Capitalism is a class society, involving a contradictory relation between bourgeois and proletariat. One cannot exist without the other but their interests are opposed. They must fight, just as slaves fought masters and serfs fought lords. Humans arrive at capitalism when they resolve the contradiction between slave/master and serf/lord. (This is very reductive example, as there are many classes in every epoch of class society.)
Humans will arrive at communism when they resolve the contradictions of capitalism. Rosa Luxemburg once said, 'socialism or barbarism', roughly meaning we either head towards communism or we let the liberals/fascists continue their barbarity. (When MLs say, 'liberals', they mean all those in favour of capitalism, as liberalism is the ideology of capitalism; and they become fascists to protect capitalism against revolution.) Now we can add a third, 'or planetary collapse'. We either head towards communism or decide how quickly to destroy the climate. There's no option where it isn't destroyed unless we head towards communism.

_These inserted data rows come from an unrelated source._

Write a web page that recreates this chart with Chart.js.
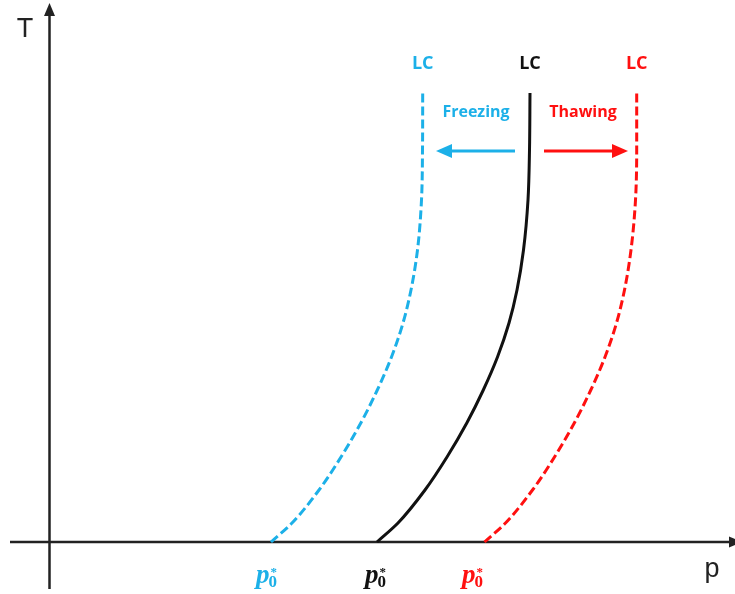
<!DOCTYPE html>
<html>
<head>
<meta charset="utf-8">
<script src="https://cdn.jsdelivr.net/npm/chart.js@4.4.0/dist/chart.umd.min.js"></script>
<style>
  html, body { margin: 0; padding: 0; background: #fff; }
  #wrap { width: 735px; height: 594px; position: relative; }
</style>
</head>
<body>
<div id="wrap"><canvas id="chart"></canvas></div>
<script>
// curves: T levels (y) and p for each curve (x), arbitrary units
const levelT = [0, 19, 52, 85, 119, 152, 185, 219, 252, 292, 342, 392, 449];

const blackP = [327.5, 348.5, 375.5, 397.5, 417.3, 433.8, 448, 459.5, 467.5, 474, 478.5, 480, 480.5];
const blueP = [221.5, 242.5, 269.5, 291.5, 311.3, 327.8, 342, 353.5, 361.5, 368, 372, 373, 373.2];
const redP = [435, 456, 483, 505, 524.8, 541.3, 555.5, 567, 575, 581.5, 586, 587.2, 587.2];

const BLUE = "#1cb0e8";
const RED = "#ff1010";
const BLACK = "#111111";

function toPoints(ps, ts) {
  return ps.map((p, i) => ({ x: p, y: ts[i] }));
}

function arrowHead(ctx, x, y, dir, len, half) {
  ctx.beginPath();
  if (dir === "up") {
    ctx.moveTo(x, y);
    ctx.lineTo(x - half, y + len);
    ctx.lineTo(x + half, y + len);
  } else if (dir === "right") {
    ctx.moveTo(x, y);
    ctx.lineTo(x - len, y - half);
    ctx.lineTo(x - len, y + half);
  } else {
    ctx.moveTo(x, y);
    ctx.lineTo(x + len, y - half);
    ctx.lineTo(x + len, y + half);
  }
  ctx.closePath();
  ctx.fill();
}

function drawP0(ctx, x, color) {
  ctx.fillStyle = color;
  ctx.textAlign = "left";
  ctx.textBaseline = "alphabetic";
  ctx.font = 'italic bold 27px "Liberation Serif"';
  ctx.fillText("p", x, 583);
  const w = ctx.measureText("p").width;
  ctx.font = 'bold 17px "Liberation Serif"';
  ctx.fillText("0", x + w - 1, 587);
  ctx.font = 'bold 13px "Liberation Serif"';
  ctx.fillText("*", x + w + 1, 576);
}

const decor = {
  id: "decor",
  beforeDatasetsDraw(chart) {
    const ctx = chart.ctx;
    const xs = chart.scales.x, ys = chart.scales.y;
    const ox = xs.getPixelForValue(0), oy = ys.getPixelForValue(0);
    ctx.save();
    ctx.strokeStyle = "#222";
    ctx.fillStyle = "#222";
    ctx.lineWidth = 2.5;
    // x axis
    ctx.beginPath();
    ctx.moveTo(10, oy);
    ctx.lineTo(730, oy);
    ctx.stroke();
    arrowHead(ctx, 742, oy, "right", 13, 5.5);
    // y axis
    ctx.beginPath();
    ctx.moveTo(ox, 589);
    ctx.lineTo(ox, 14);
    ctx.stroke();
    arrowHead(ctx, ox, 3, "up", 13, 5.5);
    ctx.restore();
  },
  afterDatasetsDraw(chart) {
    const ctx = chart.ctx;
    const xs = chart.scales.x;
    ctx.save();
    // axis names
    ctx.fillStyle = "#222";
    ctx.textAlign = "center";
    ctx.textBaseline = "alphabetic";
    ctx.font = '27px "Liberation Sans"';
    ctx.fillText("T", 25, 37);
    ctx.fillText("p", 712, 577);

    // LC labels above each curve top
    ctx.font = 'bold 18px "Open Sans"';
    ctx.fillStyle = BLUE;
    ctx.fillText("LC", xs.getPixelForValue(blueP[blueP.length - 1]), 69);
    ctx.fillStyle = BLACK;
    ctx.fillText("LC", xs.getPixelForValue(blackP[blackP.length - 1]), 69);
    ctx.fillStyle = RED;
    ctx.fillText("LC", xs.getPixelForValue(redP[redP.length - 1]), 69);

    // Freezing / Thawing
    ctx.font = 'bold 16px "Open Sans"';
    ctx.fillStyle = BLUE;
    ctx.fillText("Freezing", 476, 117);
    ctx.fillStyle = RED;
    ctx.fillText("Thawing", 583, 117);

    // arrows
    ctx.lineWidth = 3;
    ctx.strokeStyle = BLUE;
    ctx.fillStyle = BLUE;
    ctx.beginPath();
    ctx.moveTo(515, 151);
    ctx.lineTo(450, 151);
    ctx.stroke();
    arrowHead(ctx, 436, 151, "left", 16, 7);
    ctx.strokeStyle = RED;
    ctx.fillStyle = RED;
    ctx.beginPath();
    ctx.moveTo(544, 151);
    ctx.lineTo(614, 151);
    ctx.stroke();
    arrowHead(ctx, 628, 151, "right", 16, 7);

    // p0* labels
    drawP0(ctx, 256, BLUE);
    drawP0(ctx, 365, BLACK);
    drawP0(ctx, 462, RED);
    ctx.restore();
  }
};

const lineStyle = {
  borderWidth: 3,
  pointRadius: 0,
  cubicInterpolationMode: "monotone",
  fill: false
};

new Chart(document.getElementById("chart"), {
  type: "line",
  data: {
    datasets: [
      { ...lineStyle, label: "LC freezing", data: toPoints(blueP, levelT), borderColor: BLUE, borderDash: [9, 4] },
      { ...lineStyle, label: "LC", data: toPoints(blackP, levelT), borderColor: BLACK },
      { ...lineStyle, label: "LC thawing", data: toPoints(redP, levelT), borderColor: RED, borderDash: [9, 4] }
    ]
  },
  options: {
    indexAxis: "y",
    responsive: true,
    maintainAspectRatio: false,
    animation: false,
    layout: { padding: 0 },
    plugins: { legend: { display: false }, tooltip: { enabled: false } },
    scales: {
      x: { type: "linear", min: -49.5, max: 685.5, display: false },
      y: { type: "linear", min: -52, max: 542, display: false }
    }
  },
  plugins: [decor]
});
</script>
</body>
</html>
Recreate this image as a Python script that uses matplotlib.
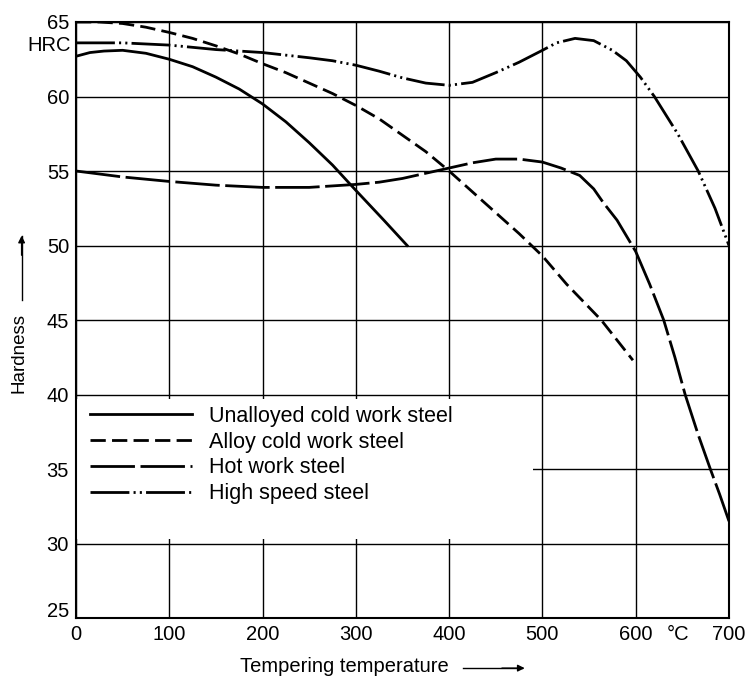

But, according to himat, communism isn't the final stage of human development. Because contradiction is in everything. And the struggle between the opposites within those contradictory relations drive change. We're just unable to see exactly what contradictions will arise once we get past capitalism and abolish classes.
I think you might already see things in a similar way, as you identify the germ of the existing system in the Roman system.
And this takes us to e.g. the USSR. I'll try to be brief. It's not that MLs/tankies support the USSR. I'm not even sure what that means as the only kind of support that counts is material support. Although material support can be ideological, there's no USSR in existence to which to offer any support. It dissolved several decades ago. The only thing left is critical analysis of what it was, how it worked, and why it ultimately failed.
Following such an analysis, the evidence takes us to whatever conclusions it takes us. Looking at that evidence to fully understand the USSR, it's clear that it was not what the anti-communist narrative says it was. If this is a more favourable view than we've been taught we're allowed to have, then someone is lying and propagandising and we must ask, why?
We can get into more details about these subjects if you wish, although I may ask others to chip in depending on what you ask. But if you are here in good faith, which seems to be the case, please keep asking questions.